— start —
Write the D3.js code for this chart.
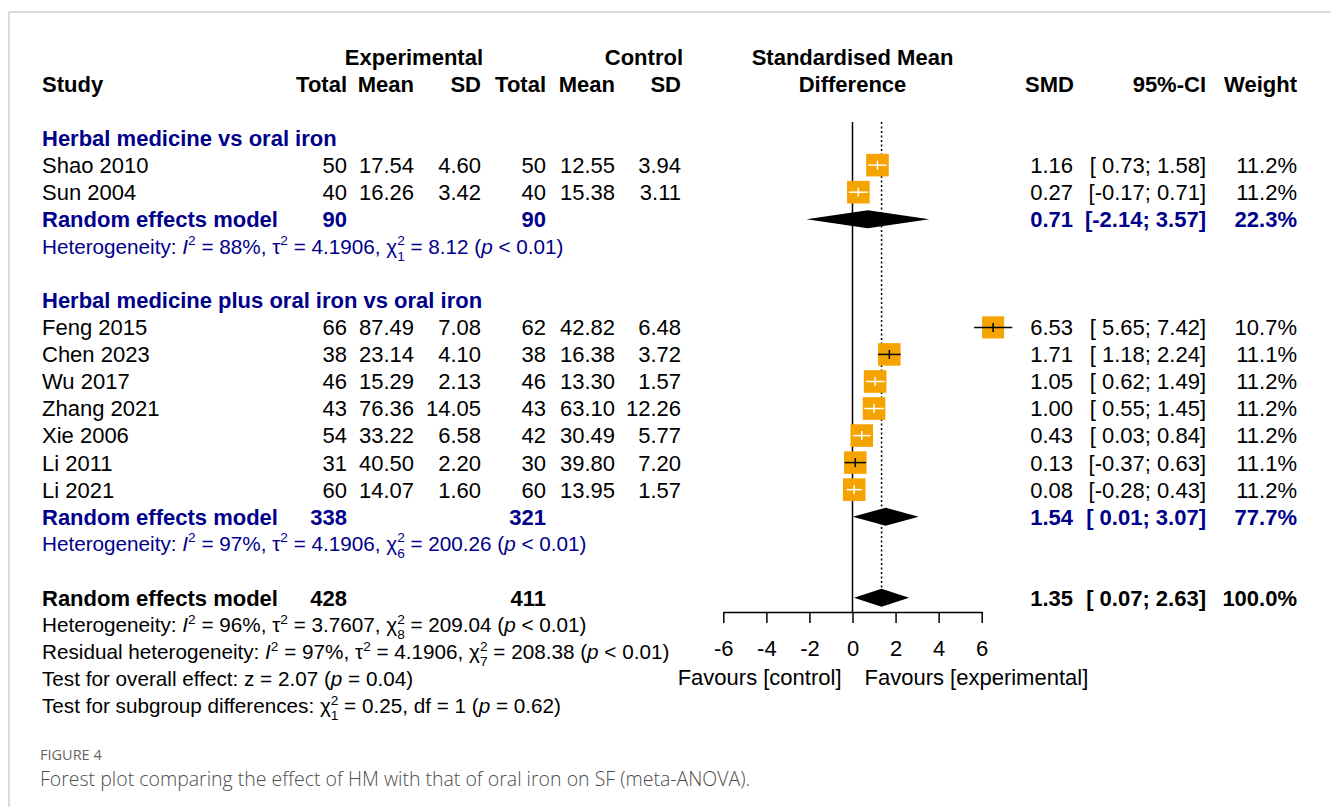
<!DOCTYPE html>
<html>
<head>
<meta charset="utf-8">
<script src="https://cdn.jsdelivr.net/npm/d3@7"></script>
<style>
  body { margin: 0; background: #fff; }
  svg { display: block; font-family: "Liberation Sans", Arial, sans-serif; }
</style>
</head>
<body>
<svg id="chart" width="1331" height="807"></svg>
<script>
// study level data
var studies = ['Shao 2010', 'Sun 2004', 'Feng 2015', 'Chen 2023', 'Wu 2017', 'Zhang 2021', 'Xie 2006', 'Li 2011', 'Li 2021'];
var studyGroup = [0, 0, 1, 1, 1, 1, 1, 1, 1];
var expTotal = [50, 40, 66, 38, 46, 43, 54, 31, 60];
var expMean = [17.54, 16.26, 87.49, 23.14, 15.29, 76.36, 33.22, 40.50, 14.07];
var expSD = [4.60, 3.42, 7.08, 4.10, 2.13, 14.05, 6.58, 2.20, 1.60];
var ctrlTotal = [50, 40, 62, 38, 46, 43, 42, 30, 60];
var ctrlMean = [12.55, 15.38, 42.82, 16.38, 13.30, 63.10, 30.49, 39.80, 13.95];
var ctrlSD = [3.94, 3.11, 6.48, 3.72, 1.57, 12.26, 5.77, 7.20, 1.57];
var smd = [1.16, 0.27, 6.53, 1.71, 1.05, 1.00, 0.43, 0.13, 0.08];
var ciLow = [0.73, -0.17, 5.65, 1.18, 0.62, 0.55, 0.03, -0.37, -0.28];
var ciHigh = [1.58, 0.71, 7.42, 2.24, 1.49, 1.45, 0.84, 0.63, 0.43];
var weight = [11.2, 11.2, 10.7, 11.1, 11.2, 11.2, 11.2, 11.1, 11.2];

// subgroup level data
var groups = ['Herbal medicine vs oral iron', 'Herbal medicine plus oral iron vs oral iron'];
var groupExpTotal = [90, 338];
var groupCtrlTotal = [90, 321];
var groupSMD = [0.71, 1.54];
var groupLow = [-2.14, 0.01];
var groupHigh = [3.57, 3.07];
var groupWeight = [22.3, 77.7];
var groupI2 = [88, 97];
var groupTau2 = ['4.1906', '4.1906'];
var groupChi2 = ['8.12', '200.26'];
var groupDf = [1, 6];

// overall
var overall = {expTotal: 428, ctrlTotal: 411, smd: 1.35, low: 0.07, high: 2.63, weight: 100.0};
var ticks = [-6, -4, -2, 0, 2, 4, 6];

var svg = d3.select('#chart');
var fs = 22, fsSmall = 20.7;
var blue = '#00008B';
// plain hyphen for negatives, like the R output
var f2 = function(v) { return d3.format('.2f')(v).replace('\u2212', '-'); };
var pct = function(v) { return d3.format('.1f')(v) + '%'; };
var ciText = function(lo, hi) {
  return '[' + (lo < 0 ? '' : ' ') + f2(lo) + '; ' + f2(hi) + ']';
};

// card frame
svg.append('line').attr('x1', 9).attr('x2', 1331).attr('y1', 12).attr('y2', 12).attr('stroke', '#cfcfcf').attr('stroke-width', 1.5);
svg.append('line').attr('x1', 9).attr('x2', 9).attr('y1', 12).attr('y2', 807).attr('stroke', '#cfcfcf').attr('stroke-width', 1.5);

// rows
var row = d3.scaleLinear().domain([0, 23]).range([84, 706]);
var x = d3.scaleLinear().domain([-6, 6]).range([723.3, 981.7]);

// build row assignments
var rows = [];
var r = 2;
groups.forEach(function(gname, gi) {
  rows.push({type: 'title', g: gi, r: r++});
  studies.forEach(function(s, i) {
    if (studyGroup[i] === gi) rows.push({type: 'study', i: i, r: r++});
  });
  rows.push({type: 're', g: gi, r: r++});
  rows.push({type: 'het', g: gi, r: r++});
  r++;
});
var overallRow = r;

var cols = {study: 42, eT: 347, eM: 414, eS: 481, cT: 546, cM: 615, cS: 681, smd: 1073, ci: 1206, w: 1297};

function txt(xp, yp, s, opt) {
  opt = opt || {};
  return svg.append('text')
    .attr('x', xp).attr('y', yp)
    .attr('dy', '0.36em')
    .attr('text-anchor', opt.anchor || 'start')
    .attr('font-size', opt.size || fs)
    .attr('font-weight', opt.bold ? 'bold' : null)
    .attr('fill', opt.color || '#000')
    .text(s);
}

// rich text with italics, superscripts and stacked sup/sub
function rich(xp, yp, pieces, color, size) {
  var t = svg.append('text').attr('x', xp).attr('y', yp + size * 0.36)
    .attr('font-size', size).attr('fill', color);
  var cur = 0;
  pieces.forEach(function(p) {
    if (p.ss) {
      var small = size * 0.66;
      var up = -size * 0.42, down = size * 0.33;
      t.append('tspan').attr('dy', up - cur).attr('font-size', small).text(p.ss[0]);
      t.append('tspan').attr('dx', -small * 0.556 * p.ss[0].length).attr('dy', down - up).attr('font-size', small).text(p.ss[1]);
      cur = down;
    } else if (p.sup) {
      var up2 = -size * 0.42;
      t.append('tspan').attr('dy', up2 - cur).attr('font-size', size * 0.66).text(p.sup);
      cur = up2;
    } else {
      t.append('tspan').attr('dy', -cur).attr('font-style', p.it ? 'italic' : null).text(p.t);
      cur = 0;
    }
  });
  return t;
}

// headers
var hy0 = row(-1), hy1 = row(0);
txt(cols.study, hy1, 'Study', {bold: true});
txt(483, hy0, 'Experimental', {bold: true, anchor: 'end'});
txt(683, hy0, 'Control', {bold: true, anchor: 'end'});
[['Total', cols.eT], ['Mean', cols.eM], ['SD', cols.eS], ['Total', cols.cT], ['Mean', cols.cM], ['SD', cols.cS]].forEach(function(h) {
  txt(h[1], hy1, h[0], {bold: true, anchor: 'end'});
});
txt(x(0), hy0, 'Standardised Mean', {bold: true, anchor: 'middle'});
txt(x(0), hy1, 'Difference', {bold: true, anchor: 'middle'});
txt(cols.smd + 1, hy1, 'SMD', {bold: true, anchor: 'end'});
txt(cols.ci, hy1, '95%-CI', {bold: true, anchor: 'end'});
txt(cols.w, hy1, 'Weight', {bold: true, anchor: 'end'});

// reference lines
var lineTop = 122, axisY = 612;
svg.append('line').attr('x1', x(0)).attr('x2', x(0)).attr('y1', lineTop).attr('y2', axisY)
  .attr('stroke', '#000').attr('stroke-width', 1.5);
svg.append('line').attr('x1', x(overall.smd)).attr('x2', x(overall.smd)).attr('y1', lineTop).attr('y2', row(overallRow) - 8)
  .attr('stroke', '#000').attr('stroke-width', 1.5).attr('stroke-dasharray', '2,2.5');

var boxSize = d3.scaleSqrt().domain([0, 11.2]).range([0, 22.6]);

function diamond(yp, lo, est, hi, h) {
  svg.append('path')
    .attr('d', 'M' + x(lo) + ',' + yp + 'L' + x(est) + ',' + (yp - h / 2) + 'L' + x(hi) + ',' + yp + 'L' + x(est) + ',' + (yp + h / 2) + 'Z')
    .attr('fill', '#000');
}

rows.forEach(function(d) {
  var yp = row(d.r);
  if (d.type === 'title') {
    txt(cols.study, yp, groups[d.g], {bold: true, color: blue});
  } else if (d.type === 'study') {
    var i = d.i;
    txt(cols.study, yp, studies[i]);
    txt(cols.eT, yp, expTotal[i], {anchor: 'end'});
    txt(cols.eM, yp, f2(expMean[i]), {anchor: 'end'});
    txt(cols.eS, yp, f2(expSD[i]), {anchor: 'end'});
    txt(cols.cT, yp, ctrlTotal[i], {anchor: 'end'});
    txt(cols.cM, yp, f2(ctrlMean[i]), {anchor: 'end'});
    txt(cols.cS, yp, f2(ctrlSD[i]), {anchor: 'end'});
    txt(cols.smd, yp, f2(smd[i]), {anchor: 'end'});
    txt(cols.ci, yp, ciText(ciLow[i], ciHigh[i]), {anchor: 'end'});
    txt(cols.w, yp, pct(weight[i]), {anchor: 'end'});
    // box and CI
    var s = boxSize(weight[i]);
    var cx = x(smd[i]);
    svg.append('rect').attr('x', cx - s / 2).attr('y', yp - s / 2).attr('width', s).attr('height', s)
      .attr('fill', '#F5A300');
    var inside = x(ciLow[i]) > cx - s / 2 + 1 && x(ciHigh[i]) < cx + s / 2 - 1;
    var col = inside ? '#fff' : '#000';
    svg.append('line').attr('x1', x(ciLow[i])).attr('x2', x(ciHigh[i])).attr('y1', yp).attr('y2', yp)
      .attr('stroke', col).attr('stroke-width', 1.5);
    svg.append('line').attr('x1', cx).attr('x2', cx).attr('y1', yp - 4.5).attr('y2', yp + 4.5)
      .attr('stroke', col).attr('stroke-width', 1.5);
  } else if (d.type === 're') {
    var g = d.g;
    txt(cols.study, yp, 'Random effects model', {bold: true, color: blue});
    txt(cols.eT, yp, groupExpTotal[g], {bold: true, color: blue, anchor: 'end'});
    txt(cols.cT, yp, groupCtrlTotal[g], {bold: true, color: blue, anchor: 'end'});
    txt(cols.smd, yp, f2(groupSMD[g]), {bold: true, color: blue, anchor: 'end'});
    txt(cols.ci, yp, ciText(groupLow[g], groupHigh[g]), {bold: true, color: blue, anchor: 'end'});
    txt(cols.w, yp, pct(groupWeight[g]), {bold: true, color: blue, anchor: 'end'});
    diamond(yp, groupLow[g], groupSMD[g], groupHigh[g], 18);
  } else if (d.type === 'het') {
    var g2 = d.g;
    rich(cols.study, yp, [
      {t: 'Heterogeneity: '}, {t: 'I', it: true}, {sup: '2'},
      {t: ' = ' + groupI2[g2] + '%, \u03c4'}, {sup: '2'},
      {t: ' = ' + groupTau2[g2] + ', \u03c7'}, {ss: ['2', String(groupDf[g2])]},
      {t: ' = ' + groupChi2[g2] + ' ('}, {t: 'p', it: true}, {t: ' < 0.01)'}
    ], blue, fsSmall);
  }
});

// overall
var oy = row(overallRow);
txt(cols.study, oy, 'Random effects model', {bold: true});
txt(cols.eT, oy, overall.expTotal, {bold: true, anchor: 'end'});
txt(cols.cT, oy, overall.ctrlTotal, {bold: true, anchor: 'end'});
txt(cols.smd, oy, f2(overall.smd), {bold: true, anchor: 'end'});
txt(cols.ci, oy, ciText(overall.low, overall.high), {bold: true, anchor: 'end'});
txt(cols.w, oy, pct(overall.weight), {bold: true, anchor: 'end'});
diamond(oy, overall.low, overall.smd, overall.high, 18);

rich(cols.study, row(overallRow + 1), [
  {t: 'Heterogeneity: '}, {t: 'I', it: true}, {sup: '2'}, {t: ' = 96%, \u03c4'}, {sup: '2'},
  {t: ' = 3.7607, \u03c7'}, {ss: ['2', '8']}, {t: ' = 209.04 ('}, {t: 'p', it: true}, {t: ' < 0.01)'}
], '#000', fsSmall);
rich(cols.study, row(overallRow + 2), [
  {t: 'Residual heterogeneity: '}, {t: 'I', it: true}, {sup: '2'}, {t: ' = 97%, \u03c4'}, {sup: '2'},
  {t: ' = 4.1906, \u03c7'}, {ss: ['2', '7']}, {t: ' = 208.38 ('}, {t: 'p', it: true}, {t: ' < 0.01)'}
], '#000', fsSmall);
rich(cols.study, row(overallRow + 3), [
  {t: 'Test for overall effect: z = 2.07 ('}, {t: 'p', it: true}, {t: ' = 0.04)'}
], '#000', fsSmall);
rich(cols.study, row(overallRow + 4), [
  {t: 'Test for subgroup differences: \u03c7'}, {ss: ['2', '1']}, {t: ' = 0.25, df = 1 ('}, {t: 'p', it: true}, {t: ' = 0.62)'}
], '#000', fsSmall);

// x axis
var axis = svg.append('g')
  .attr('transform', 'translate(0,' + axisY + ')')
  .call(d3.axisBottom(x).tickValues(ticks).tickSize(11).tickSizeOuter(0));
axis.select('.domain').attr('stroke-width', 1.5);
axis.selectAll('.tick line').attr('stroke-width', 1.5);
axis.selectAll('.tick text').attr('font-size', fs).attr('font-family', '"Liberation Sans", Arial, sans-serif')
  .attr('y', 0).attr('dy', 0).attr('transform', 'translate(0,36)').attr('dominant-baseline', 'central')
  .text(function(d) { return d < 0 ? '-' + Math.abs(d) : d; });
txt(x(0) - 11, 677, 'Favours [control]', {anchor: 'end'});
txt(x(0) + 12, 677, 'Favours [experimental]');

// caption
svg.append('text').attr('x', 40).attr('y', 760).attr('font-family', '"Open Sans", sans-serif')
  .attr('font-size', 14.5).attr('fill', '#666').text('FIGURE 4');
svg.append('text').attr('x', 40).attr('y', 786).attr('font-family', '"Open Sans", sans-serif')
  .attr('font-size', 19.5).attr('font-weight', 300).attr('fill', '#4d4d4d').text('Forest plot comparing the effect of HM with that of oral iron on SF (meta-ANOVA).');
</script>
</body>
</html>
— end —
### PROBLEM TO SOLVE
The lines from the top of the data above through the one holding "11.2, 11.1, 11.2];" are to be repeated exactly, and only those, with no pictures.

### SOLUTION
Write the D3.js code for this chart.
<!DOCTYPE html>
<html>
<head>
<meta charset="utf-8">
<script src="https://cdn.jsdelivr.net/npm/d3@7"></script>
<style>
  body { margin: 0; background: #fff; }
  svg { display: block; font-family: "Liberation Sans", Arial, sans-serif; }
</style>
</head>
<body>
<svg id="chart" width="1331" height="807"></svg>
<script>
// study level data
var studies = ['Shao 2010', 'Sun 2004', 'Feng 2015', 'Chen 2023', 'Wu 2017', 'Zhang 2021', 'Xie 2006', 'Li 2011', 'Li 2021'];
var studyGroup = [0, 0, 1, 1, 1, 1, 1, 1, 1];
var expTotal = [50, 40, 66, 38, 46, 43, 54, 31, 60];
var expMean = [17.54, 16.26, 87.49, 23.14, 15.29, 76.36, 33.22, 40.50, 14.07];
var expSD = [4.60, 3.42, 7.08, 4.10, 2.13, 14.05, 6.58, 2.20, 1.60];
var ctrlTotal = [50, 40, 62, 38, 46, 43, 42, 30, 60];
var ctrlMean = [12.55, 15.38, 42.82, 16.38, 13.30, 63.10, 30.49, 39.80, 13.95];
var ctrlSD = [3.94, 3.11, 6.48, 3.72, 1.57, 12.26, 5.77, 7.20, 1.57];
var smd = [1.16, 0.27, 6.53, 1.71, 1.05, 1.00, 0.43, 0.13, 0.08];
var ciLow = [0.73, -0.17, 5.65, 1.18, 0.62, 0.55, 0.03, -0.37, -0.28];
var ciHigh = [1.58, 0.71, 7.42, 2.24, 1.49, 1.45, 0.84, 0.63, 0.43];
var weight = [11.2, 11.2, 10.7, 11.1, 11.2, 11.2, 11.2, 11.1, 11.2];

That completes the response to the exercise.